- Aim of the exercise -
Reproduce exactly, with no pictures, each line from the opening of the material down through the line containing "Chart.register(...registerables);".

▽

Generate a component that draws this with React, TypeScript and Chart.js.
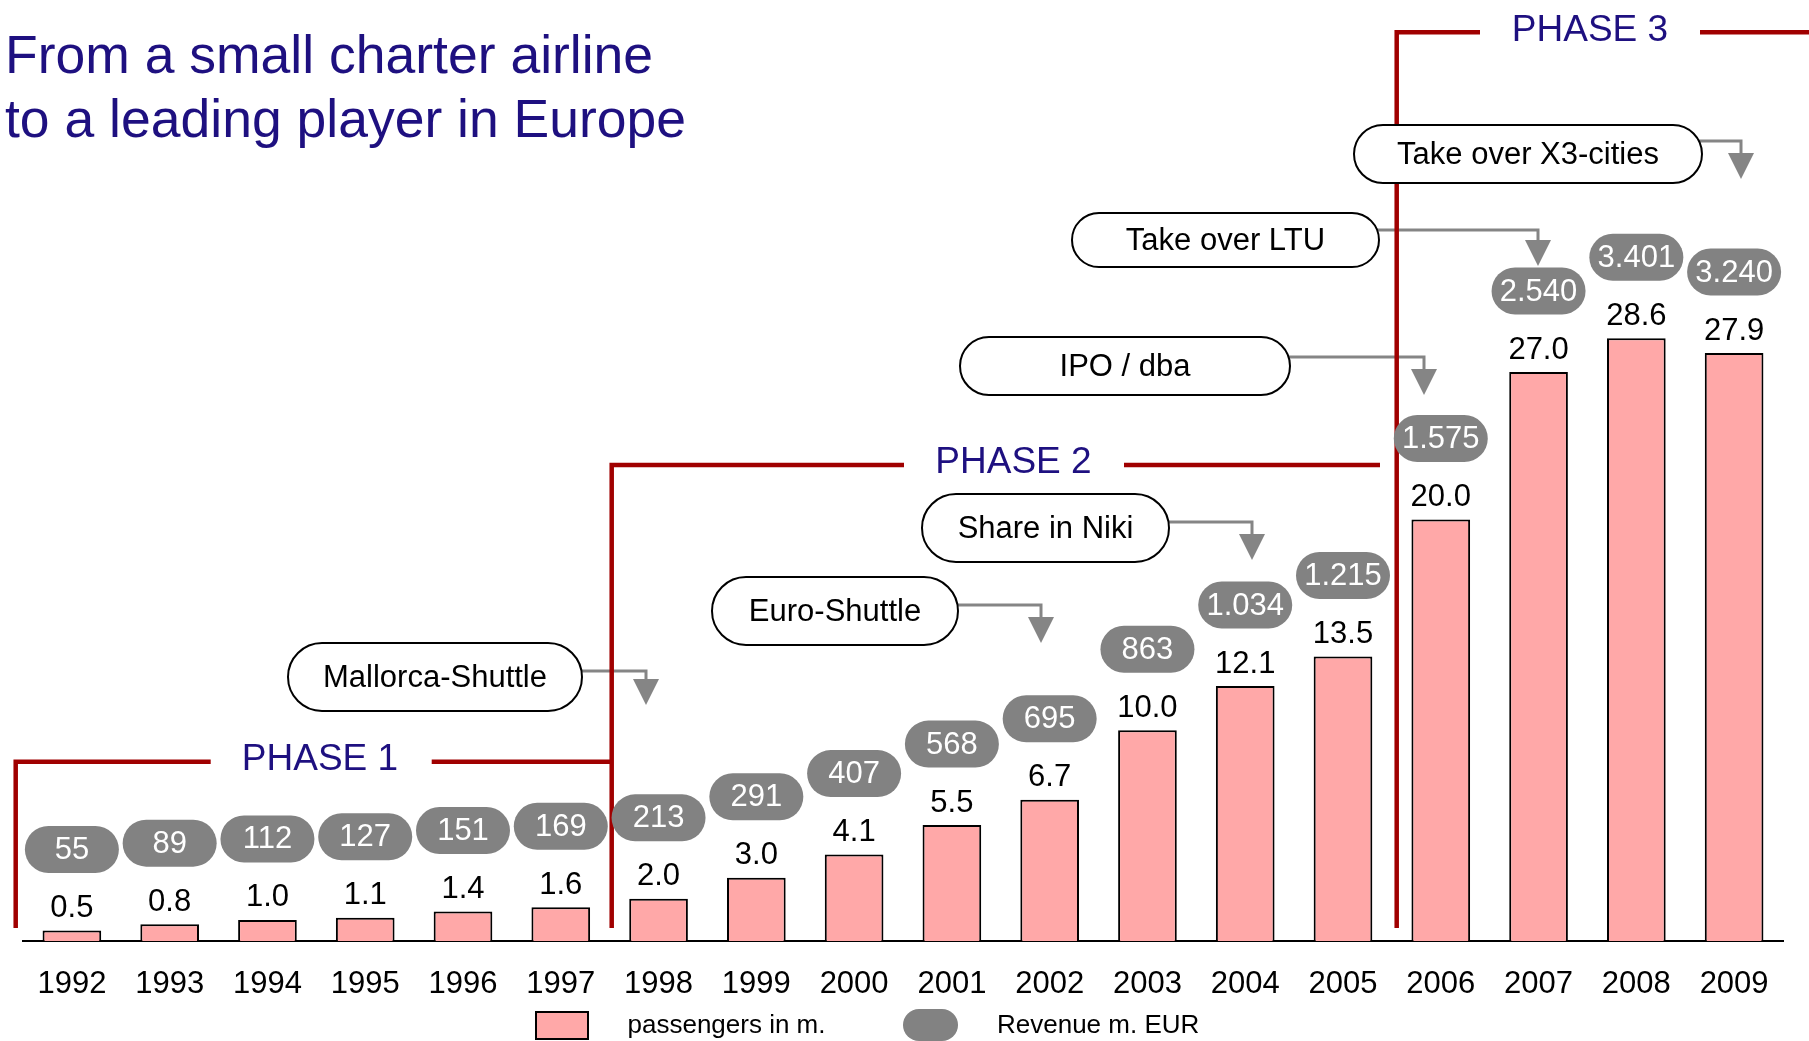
import React, { useEffect, useRef } from 'react';
import { Chart, registerables } from 'chart.js';

Chart.register(...registerables);

// ---------- data ----------
const years = ['1992', '1993', '1994', '1995', '1996', '1997', '1998', '1999', '2000', '2001', '2002', '2003', '2004', '2005', '2006', '2007', '2008', '2009'];
const passengers = [0.5, 0.8, 1.0, 1.1, 1.4, 1.6, 2.0, 3.0, 4.1, 5.5, 6.7, 10.0, 12.1, 13.5, 20.0, 27.0, 28.6, 27.9];
const revenue = [55, 89, 112, 127, 151, 169, 213, 291, 407, 568, 695, 863, 1034, 1215, 1575, 2540, 3401, 3240];
const titleLines = ['From a small charter airline', 'to a leading player in Europe'];
const phaseLabels = ['PHASE 1', 'PHASE 2', 'PHASE 3'];
const eventLabels = ['Mallorca-Shuttle', 'Euro-Shuttle', 'Share in Niki', 'IPO / dba', 'Take over LTU', 'Take over X3-cities'];
const legendLabels = ['passengers in m.', 'Revenue m. EUR'];

// ---------- styles / layout ----------
const FONT = '"Liberation Sans", Arial, Helvetica, sans-serif';
const BAR_FILL = '#FFA8A8';
const PILL_GRAY = '#828282';
const PHASE_RED = '#A00000';
const INDIGO = '#1E1080';
const ARROW_GRAY = '#858585';

const phaseLayout = [
  { vx: 15.7, top: 761.7, l1: 210.7, tx: 320, r0: 431.7, r1: 611.7 },
  { vx: 611.7, top: 465, l1: 904, tx: 1013.5, r0: 1124, r1: 1380 },
  { vx: 1396.7, top: 32.3, l1: 1480, tx: 1590, r0: 1700, r1: 1809 },
];
const PHASE_BOTTOM = 928;

const calloutLayout = [
  { x0: 288, x1: 582, y0: 643, y1: 711, ay: 671, ax: 646, tip: 705 },
  { x0: 712, x1: 958, y0: 577, y1: 645, ay: 605, ax: 1041, tip: 643 },
  { x0: 922, x1: 1169, y0: 494, y1: 562, ay: 522, ax: 1252, tip: 560 },
  { x0: 960, x1: 1290, y0: 337, y1: 395, ay: 357, ax: 1424, tip: 395 },
  { x0: 1072, x1: 1379, y0: 213, y1: 267, ay: 230, ax: 1538, tip: 266 },
  { x0: 1354, x1: 1702, y0: 125, y1: 183, ay: 141, ax: 1741, tip: 179 },
];

const fmtRevenue = (n: number) =>
  n >= 1000 ? `${Math.floor(n / 1000)}.${String(n % 1000).padStart(3, '0')}` : String(n);

function pillPath(ctx: CanvasRenderingContext2D, x: number, y: number, w: number, h: number) {
  const r = h / 2;
  ctx.beginPath();
  ctx.moveTo(x + r, y);
  ctx.lineTo(x + w - r, y);
  ctx.arc(x + w - r, y + r, r, -Math.PI / 2, Math.PI / 2);
  ctx.lineTo(x + r, y + h);
  ctx.arc(x + r, y + r, r, Math.PI / 2, Math.PI * 1.5);
  ctx.closePath();
}

const overlayPlugin = {
  id: 'overlay',
  afterDraw(chart: any) {
    const ctx: CanvasRenderingContext2D = chart.ctx;
    const meta = chart.getDatasetMeta(0);
    ctx.save();

    // arrows (under phase lines)
    ctx.strokeStyle = ARROW_GRAY;
    ctx.fillStyle = ARROW_GRAY;
    ctx.lineWidth = 3;
    calloutLayout.forEach((c) => {
      const triTop = c.tip - 26;
      ctx.beginPath();
      ctx.moveTo(c.x1 - 4, c.ay);
      ctx.lineTo(c.ax, c.ay);
      ctx.lineTo(c.ax, triTop + 1);
      ctx.stroke();
      ctx.beginPath();
      ctx.moveTo(c.ax - 13, triTop);
      ctx.lineTo(c.ax + 13, triTop);
      ctx.lineTo(c.ax, c.tip);
      ctx.closePath();
      ctx.fill();
    });

    // phase brackets
    ctx.strokeStyle = PHASE_RED;
    ctx.lineWidth = 4.5;
    ctx.lineCap = 'butt';
    ctx.lineJoin = 'miter';
    phaseLayout.forEach((p, i) => {
      ctx.beginPath();
      ctx.moveTo(p.vx, PHASE_BOTTOM);
      ctx.lineTo(p.vx, p.top);
      ctx.lineTo(p.l1, p.top);
      ctx.stroke();
      ctx.beginPath();
      ctx.moveTo(p.r0, p.top);
      ctx.lineTo(p.r1, p.top);
      ctx.stroke();
      ctx.fillStyle = INDIGO;
      ctx.font = `37px ${FONT}`;
      ctx.textAlign = 'center';
      ctx.textBaseline = 'middle';
      ctx.fillText(phaseLabels[i], p.tx, p.top - 2);
    });

    // event callouts
    ctx.lineWidth = 2;
    calloutLayout.forEach((c, i) => {
      pillPath(ctx, c.x0, c.y0, c.x1 - c.x0, c.y1 - c.y0);
      ctx.fillStyle = '#ffffff';
      ctx.fill();
      ctx.strokeStyle = '#000000';
      ctx.stroke();
      ctx.fillStyle = '#000000';
      ctx.font = `31px ${FONT}`;
      ctx.textAlign = 'center';
      ctx.textBaseline = 'middle';
      ctx.fillText(eventLabels[i], (c.x0 + c.x1) / 2, (c.y0 + c.y1) / 2 + 1);
    });

    // bar labels + revenue pills
    meta.data.forEach((bar: any, i: number) => {
      const x = bar.x;
      const y = bar.y;
      ctx.fillStyle = '#000000';
      ctx.font = `31px ${FONT}`;
      ctx.textAlign = 'center';
      ctx.textBaseline = 'middle';
      ctx.fillText(passengers[i].toFixed(1), x, y - 22);

      const pw = 94;
      const ph = 47;
      const cy = y - 81;
      pillPath(ctx, x - pw / 2, cy - ph / 2, pw, ph);
      ctx.fillStyle = PILL_GRAY;
      ctx.fill();
      ctx.fillStyle = '#ffffff';
      ctx.font = `31px ${FONT}`;
      ctx.fillText(fmtRevenue(revenue[i]), x, cy + 1);
    });

    // title
    ctx.fillStyle = INDIGO;
    ctx.font = `53.5px ${FONT}`;
    ctx.textAlign = 'left';
    ctx.textBaseline = 'alphabetic';
    ctx.fillText(titleLines[0], 5, 73);
    ctx.fillText(titleLines[1], 5, 137);

    // legend
    ctx.fillStyle = BAR_FILL;
    ctx.fillRect(536, 1012, 52, 27);
    ctx.strokeStyle = '#000000';
    ctx.lineWidth = 2;
    ctx.strokeRect(536, 1012, 52, 27);
    pillPath(ctx, 903, 1009, 55, 32);
    ctx.fillStyle = PILL_GRAY;
    ctx.fill();
    ctx.fillStyle = '#000000';
    ctx.font = `26px ${FONT}`;
    ctx.textAlign = 'left';
    ctx.textBaseline = 'middle';
    ctx.fillText(legendLabels[0], 627.5, 1026);
    ctx.fillText(legendLabels[1], 997, 1026);

    ctx.restore();
  },
};

export default function App() {
  const canvasRef = useRef<HTMLCanvasElement | null>(null);

  useEffect(() => {
    if (!canvasRef.current) return;
    const chart = new Chart(canvasRef.current, {
      type: 'bar',
      data: {
        labels: years,
        datasets: [
          {
            label: legendLabels[0],
            data: passengers,
            backgroundColor: BAR_FILL,
            borderColor: '#000000',
            borderWidth: 2,
            barPercentage: 0.6,
            categoryPercentage: 1,
          },
        ],
      },
      options: {
        responsive: false,
        animation: false,
        devicePixelRatio: 1,
        layout: { padding: { left: 23, right: 26, top: 98, bottom: 40 } },
        plugins: {
          legend: { display: false },
          tooltip: { enabled: false },
          title: { display: false },
        },
        scales: {
          x: {
            z: 1,
            grid: { display: false, drawTicks: false },
            border: { display: true, color: '#000000', width: 2 },
            ticks: {
              color: '#000000',
              font: { family: FONT, size: 31 },
              padding: 25,
              maxRotation: 0,
              autoSkip: false,
            },
            afterFit: (scale: any) => {
              scale.height = 60;
            },
          },
          y: { display: false, min: 0, max: 40 },
        },
      },
      plugins: [overlayPlugin],
    } as any);
    return () => chart.destroy();
  }, []);

  return (
    <div style={{ position: 'fixed', left: 0, top: 0, width: 1809, height: 1041, background: '#ffffff' }}>
      <canvas ref={canvasRef} width={1809} height={1041} style={{ display: 'block' }} />
    </div>
  );
}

△

- Response to the task -
Generate a component that draws this with React, TypeScript and Chart.js.
import React, { useEffect, useRef } from 'react';
import { Chart, registerables } from 'chart.js';

Chart.register(...registerables);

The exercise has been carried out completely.